THE PROBLEM = Begin with the first line of the material and write out each line exactly, ending with the line that contains "plt.rcParams['font.family'] = ['Liberation". Pictures are not part of the copy.

>>>>

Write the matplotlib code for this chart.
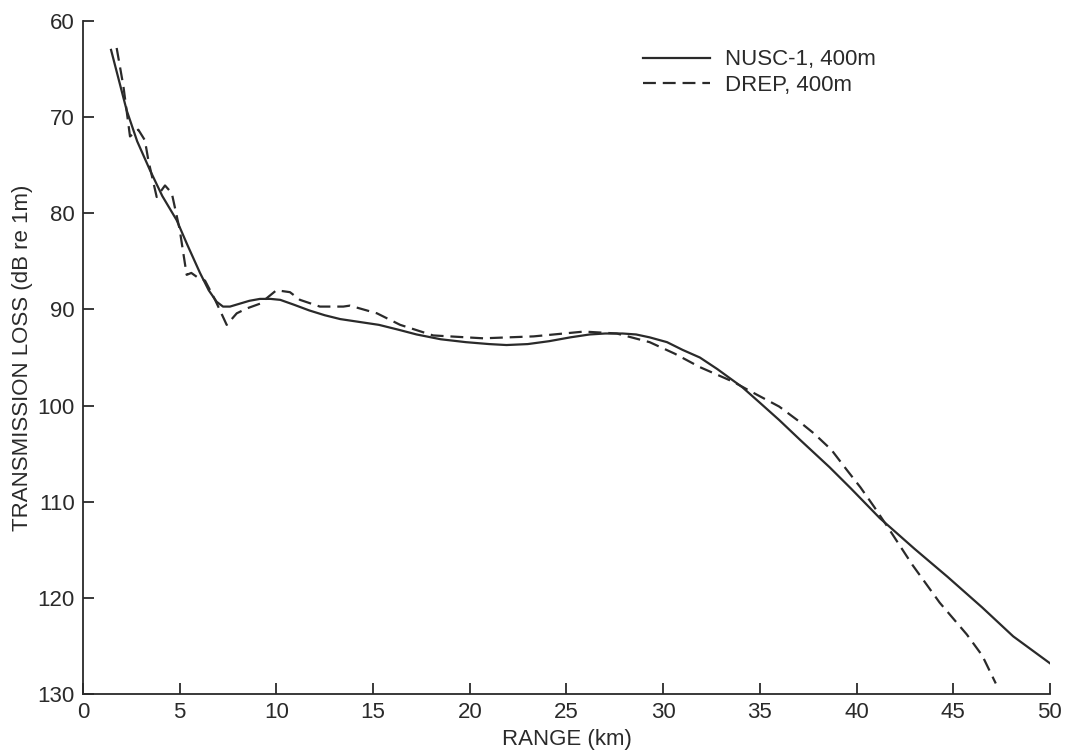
import matplotlib
matplotlib.use("Agg")
import matplotlib.pyplot as plt

plt.rcParams['font.family'] = ['Liberation Sans', 'DejaVu Sans']

# NUSC-1, 400m (solid)
nusc_range = [1.45, 1.9, 2.26, 2.8, 3.46, 4.1, 4.84, 5.4, 6.05, 6.5, 6.91, 7.24, 7.6, 8.1,
              8.6, 9.15, 9.7, 10.2, 10.9, 11.7, 12.5, 13.3, 14.3, 15.3, 16.3, 17.25, 18.5,
              19.8, 21.0, 21.9, 23.0, 24.1, 25.2, 26.2, 27.0, 27.9, 28.6, 29.3, 30.2, 31.0,
              31.9, 32.8, 34.1, 35.0, 36.0, 37.1, 38.6, 39.7, 41.2, 43.0, 44.7, 46.5, 48.1, 50.0]
nusc_loss = [63.0, 66.5, 69.3, 72.5, 75.5, 78.2, 80.7, 83.3, 86.2, 88.0, 89.2, 89.7, 89.7, 89.4,
             89.1, 88.9, 88.9, 89.0, 89.5, 90.1, 90.6, 91.0, 91.3, 91.6, 92.1, 92.6, 93.1,
             93.4, 93.6, 93.7, 93.6, 93.3, 92.9, 92.6, 92.5, 92.5, 92.6, 92.9, 93.4, 94.2,
             95.0, 96.2, 98.1, 99.7, 101.5, 103.6, 106.4, 108.6, 111.7, 114.9, 117.8, 121.0, 124.0, 126.8]

# DREP, 400m (dashed)
drep_range = [1.74, 2.09, 2.43, 2.86, 3.2, 3.38, 3.81, 4.24, 4.59, 5.0, 5.36, 5.6, 5.88,
              6.31, 6.83, 7.43, 7.95, 8.46, 9.15, 10.0, 10.7, 11.22, 12.25, 13.46,
              13.8, 15.2, 16.4, 18.1, 20.7, 23.3, 25.9, 27.6, 29.3, 30.6, 31.9, 33.6, 34.6,
              36.0, 37.0, 37.8, 38.7, 39.5, 40.2, 40.9, 41.6, 42.9, 44.3, 45.7, 46.5, 47.2]
drep_loss = [62.8, 66.8, 72.0, 71.3, 72.4, 74.5, 78.3, 77.1, 77.9, 81.7, 86.4, 86.2, 86.6,
             87.0, 89.0, 91.6, 90.4, 89.9, 89.4, 88.0, 88.2, 89.0, 89.7, 89.7,
             89.6, 90.4, 91.6, 92.7, 93.0, 92.8, 92.3, 92.5, 93.4, 94.6, 96.0, 97.5, 98.6,
             100.1, 101.6, 102.9, 104.6, 106.7, 108.5, 110.5, 112.6, 116.6, 120.5, 123.8, 126.0, 128.9]

x_ticks = [0, 5, 10, 15, 20, 25, 30, 35, 40, 45, 50]
y_ticks = [60, 70, 80, 90, 100, 110, 120, 130]

ink = '#2a2a2a'
fs = 16
fig = plt.figure(figsize=(10.67, 7.52), dpi=100)
ax = fig.add_axes([0.0778, 0.0771, 0.9062, 0.8949])

ax.plot(nusc_range, nusc_loss, color=ink, lw=1.6, label='NUSC-1, 400m')
ax.plot(drep_range, drep_loss, color=ink, lw=1.6, dashes=(5.8, 3.1), label='DREP, 400m')

ax.set_xlim(0, 50)
ax.set_ylim(130, 60)
ax.set_xticks(x_ticks)
ax.set_yticks(y_ticks)
for s in ['top', 'right']:
    ax.spines[s].set_visible(False)
for s in ['left', 'bottom']:
    ax.spines[s].set_linewidth(1.3)
    ax.spines[s].set_color(ink)
ax.tick_params(direction='in', length=8, width=1.3, colors=ink, labelsize=fs, pad=6)
ax.set_xlabel('RANGE (km)', fontsize=fs, color=ink, labelpad=4)
ax.set_ylabel('TRANSMISSION LOSS (dB re 1m)', fontsize=fs, color=ink, labelpad=3)

ax.legend(loc='upper left', bbox_to_anchor=(0.579, 0.958), frameon=False, fontsize=fs,
          handlelength=3.0, handletextpad=0.68, labelspacing=0.2, borderpad=0,
          borderaxespad=0, labelcolor=ink)

fig.savefig('out.png', dpi=100)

<<<<

TASK RESPONSE =
Write the matplotlib code for this chart.
import matplotlib
matplotlib.use("Agg")
import matplotlib.pyplot as plt

plt.rcParams['font.family'] = ['Liberation Sans', 'DejaVu Sans']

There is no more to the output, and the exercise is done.